Weekly Comments

11 - 18 December 2018

This week there were multiple reports about cyberattacks on critical information infrastructure sectors around the world, raising concerns about the potential damages on the national security of affected countries.
This week there were multiple reports about cyberattacks on critical information infrastructure sectors around the world, raising concerns about the potential damages on the national security of affected countries. These reports also raised questions about our preparedness to fend off cyberattacks by advanced, persistent threat actors.

Russian hackers had broken into the IT systems of military and state institutions in western Ukraine. An unidentified threat actor had been using more than two dozen websites to mimic actual Russian critical infrastructure companies over the last three years. The BlueMushroom group targeted China in relation to APEC and other large-scale conferences. Researchers discovered that hackers had used popular spyware tools to pilfer more than 40,000 sets of login credentials for online government services, mostly from Europe. An Iran-linked APT group has been targeting the oil and gas sector in the Middle East and Europe with the third version of the Shamoon malware.
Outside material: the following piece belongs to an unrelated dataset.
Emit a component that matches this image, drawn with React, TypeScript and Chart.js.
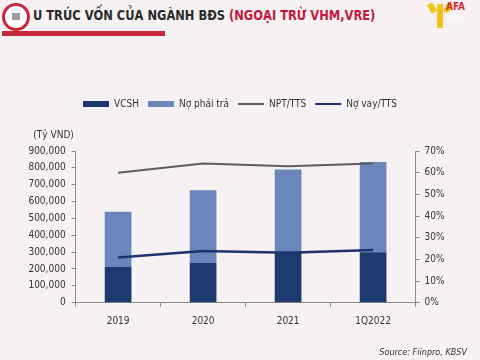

Hackers stole data from a French foreign ministry website created for citizens travelling abroad. The Charming Kitten APT group, which has links to Iran, attempted to hack into the private emails of think tank employees, nuclear scientists, and US Treasury officials who played a key role in enforcing the nuclear deal between the US and Iran. Chinese hackers hacked US Navy contractors to pilfer a tranche of information, including missile plans. Researchers also found that hackers have been using the Gootkit trojan against Italian government institutions.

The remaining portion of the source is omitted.